→ **Set problem**
Return the lines that follow, exactly as they appear, from the first through the one containing "(fl) at (860,472)"; no pictures are to be included.

--------

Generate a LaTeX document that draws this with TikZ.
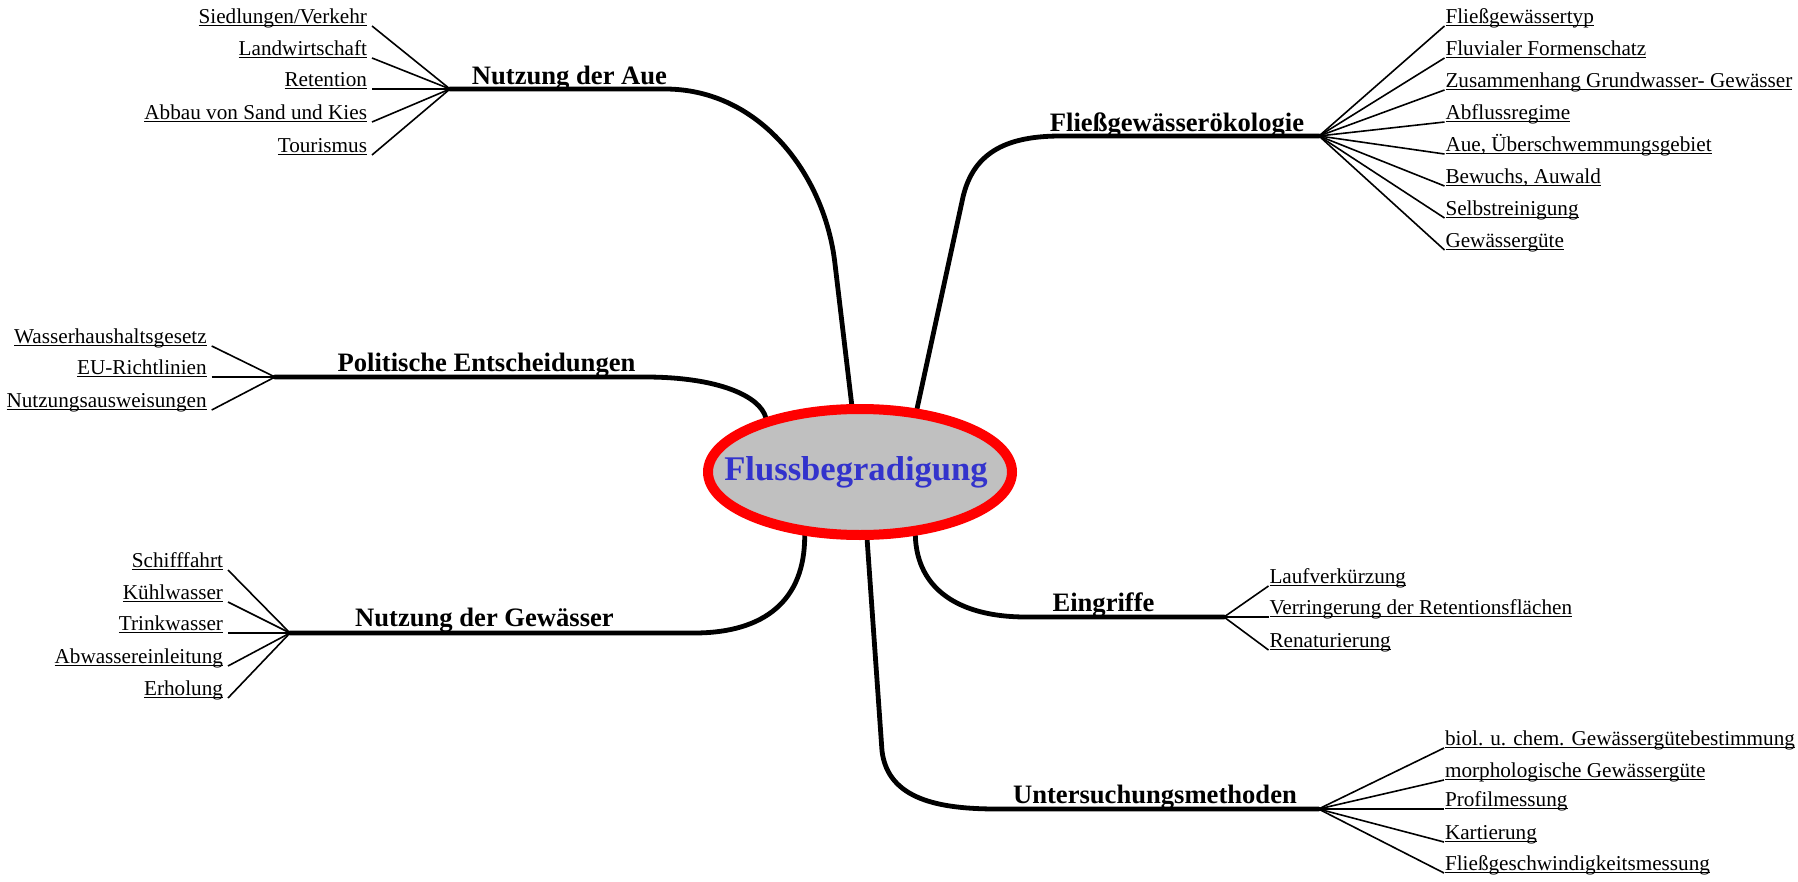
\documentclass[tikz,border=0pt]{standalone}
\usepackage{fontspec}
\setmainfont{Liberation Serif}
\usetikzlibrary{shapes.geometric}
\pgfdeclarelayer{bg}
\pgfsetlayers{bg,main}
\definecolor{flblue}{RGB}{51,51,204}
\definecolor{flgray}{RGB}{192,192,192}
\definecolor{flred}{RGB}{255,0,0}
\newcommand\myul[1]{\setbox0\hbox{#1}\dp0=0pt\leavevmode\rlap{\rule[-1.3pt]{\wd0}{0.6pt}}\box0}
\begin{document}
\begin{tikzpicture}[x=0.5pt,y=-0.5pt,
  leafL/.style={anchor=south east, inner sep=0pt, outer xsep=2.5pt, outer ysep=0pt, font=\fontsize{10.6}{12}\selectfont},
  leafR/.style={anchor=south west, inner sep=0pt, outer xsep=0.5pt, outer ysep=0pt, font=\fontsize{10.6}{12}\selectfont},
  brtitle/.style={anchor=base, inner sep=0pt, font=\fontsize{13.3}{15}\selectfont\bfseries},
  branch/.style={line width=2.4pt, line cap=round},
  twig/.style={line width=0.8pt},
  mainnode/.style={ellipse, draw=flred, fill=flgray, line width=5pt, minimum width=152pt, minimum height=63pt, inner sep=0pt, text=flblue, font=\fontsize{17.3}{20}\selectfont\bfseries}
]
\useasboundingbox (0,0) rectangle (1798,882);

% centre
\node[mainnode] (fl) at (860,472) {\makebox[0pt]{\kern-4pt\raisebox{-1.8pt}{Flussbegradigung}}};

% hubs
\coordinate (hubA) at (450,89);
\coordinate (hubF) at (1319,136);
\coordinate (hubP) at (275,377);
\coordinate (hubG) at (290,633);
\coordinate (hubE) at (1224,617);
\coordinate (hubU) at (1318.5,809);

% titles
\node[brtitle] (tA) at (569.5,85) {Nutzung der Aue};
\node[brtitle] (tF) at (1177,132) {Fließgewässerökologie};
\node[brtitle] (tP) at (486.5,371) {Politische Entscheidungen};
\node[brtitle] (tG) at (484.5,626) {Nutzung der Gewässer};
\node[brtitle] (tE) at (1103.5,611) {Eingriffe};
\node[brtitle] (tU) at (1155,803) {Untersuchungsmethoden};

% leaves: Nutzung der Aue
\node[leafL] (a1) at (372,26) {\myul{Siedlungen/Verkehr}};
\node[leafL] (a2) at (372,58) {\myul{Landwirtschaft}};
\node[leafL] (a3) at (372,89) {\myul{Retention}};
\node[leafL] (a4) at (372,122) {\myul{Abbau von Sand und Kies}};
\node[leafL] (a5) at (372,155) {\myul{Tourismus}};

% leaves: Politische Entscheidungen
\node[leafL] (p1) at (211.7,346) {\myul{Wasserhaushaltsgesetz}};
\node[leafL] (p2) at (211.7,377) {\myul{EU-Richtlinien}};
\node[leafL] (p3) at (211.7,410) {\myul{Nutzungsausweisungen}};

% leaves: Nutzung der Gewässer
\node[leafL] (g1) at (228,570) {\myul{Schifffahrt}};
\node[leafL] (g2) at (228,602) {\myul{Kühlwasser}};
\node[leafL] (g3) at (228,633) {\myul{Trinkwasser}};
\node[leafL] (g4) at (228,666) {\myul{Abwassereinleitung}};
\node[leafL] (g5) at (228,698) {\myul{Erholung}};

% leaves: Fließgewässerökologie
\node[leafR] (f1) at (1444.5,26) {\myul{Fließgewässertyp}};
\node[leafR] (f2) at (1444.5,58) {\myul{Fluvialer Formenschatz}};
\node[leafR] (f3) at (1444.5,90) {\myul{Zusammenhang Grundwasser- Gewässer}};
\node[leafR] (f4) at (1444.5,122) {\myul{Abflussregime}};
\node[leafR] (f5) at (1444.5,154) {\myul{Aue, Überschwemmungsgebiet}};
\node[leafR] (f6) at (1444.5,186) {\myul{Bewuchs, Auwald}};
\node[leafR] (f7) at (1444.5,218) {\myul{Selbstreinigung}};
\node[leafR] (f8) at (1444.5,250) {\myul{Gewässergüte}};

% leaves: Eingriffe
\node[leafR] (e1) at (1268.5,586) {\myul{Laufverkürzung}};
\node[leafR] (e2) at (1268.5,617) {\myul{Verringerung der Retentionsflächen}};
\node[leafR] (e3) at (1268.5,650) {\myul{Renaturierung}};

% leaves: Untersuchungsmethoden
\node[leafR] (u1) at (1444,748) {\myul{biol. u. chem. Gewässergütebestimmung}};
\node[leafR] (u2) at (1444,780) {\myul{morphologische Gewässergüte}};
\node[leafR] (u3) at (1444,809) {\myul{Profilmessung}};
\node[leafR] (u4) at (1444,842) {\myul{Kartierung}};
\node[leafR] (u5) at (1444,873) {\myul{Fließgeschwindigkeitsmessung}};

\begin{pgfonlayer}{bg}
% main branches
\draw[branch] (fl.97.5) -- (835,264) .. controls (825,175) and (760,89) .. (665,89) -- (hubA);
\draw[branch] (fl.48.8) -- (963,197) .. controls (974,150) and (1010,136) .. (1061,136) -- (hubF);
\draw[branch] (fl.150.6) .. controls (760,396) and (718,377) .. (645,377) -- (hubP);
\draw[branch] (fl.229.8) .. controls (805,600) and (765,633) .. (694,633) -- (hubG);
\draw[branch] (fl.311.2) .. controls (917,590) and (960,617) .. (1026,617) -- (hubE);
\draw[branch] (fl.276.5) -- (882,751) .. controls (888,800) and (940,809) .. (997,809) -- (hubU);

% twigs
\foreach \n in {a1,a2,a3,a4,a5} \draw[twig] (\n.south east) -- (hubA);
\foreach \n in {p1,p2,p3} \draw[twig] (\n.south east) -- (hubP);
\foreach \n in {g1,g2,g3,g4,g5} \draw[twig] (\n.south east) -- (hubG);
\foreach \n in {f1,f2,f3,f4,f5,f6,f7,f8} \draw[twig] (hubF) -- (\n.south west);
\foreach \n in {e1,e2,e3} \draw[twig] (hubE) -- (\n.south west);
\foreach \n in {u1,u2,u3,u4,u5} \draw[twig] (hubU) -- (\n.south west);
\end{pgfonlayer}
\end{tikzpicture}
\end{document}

--------

→ **Result**
Generate a LaTeX document that draws this with TikZ.
\documentclass[tikz,border=0pt]{standalone}
\usepackage{fontspec}
\setmainfont{Liberation Serif}
\usetikzlibrary{shapes.geometric}
\pgfdeclarelayer{bg}
\pgfsetlayers{bg,main}
\definecolor{flblue}{RGB}{51,51,204}
\definecolor{flgray}{RGB}{192,192,192}
\definecolor{flred}{RGB}{255,0,0}
\newcommand\myul[1]{\setbox0\hbox{#1}\dp0=0pt\leavevmode\rlap{\rule[-1.3pt]{\wd0}{0.6pt}}\box0}
\begin{document}
\begin{tikzpicture}[x=0.5pt,y=-0.5pt,
  leafL/.style={anchor=south east, inner sep=0pt, outer xsep=2.5pt, outer ysep=0pt, font=\fontsize{10.6}{12}\selectfont},
  leafR/.style={anchor=south west, inner sep=0pt, outer xsep=0.5pt, outer ysep=0pt, font=\fontsize{10.6}{12}\selectfont},
  brtitle/.style={anchor=base, inner sep=0pt, font=\fontsize{13.3}{15}\selectfont\bfseries},
  branch/.style={line width=2.4pt, line cap=round},
  twig/.style={line width=0.8pt},
  mainnode/.style={ellipse, draw=flred, fill=flgray, line width=5pt, minimum width=152pt, minimum height=63pt, inner sep=0pt, text=flblue, font=\fontsize{17.3}{20}\selectfont\bfseries}
]
\useasboundingbox (0,0) rectangle (1798,882);

% centre
\node[mainnode] (fl) at (860,472) {\makebox[0pt]{\kern-4pt\raisebox{-1.8pt}{Flussbegradigung}}};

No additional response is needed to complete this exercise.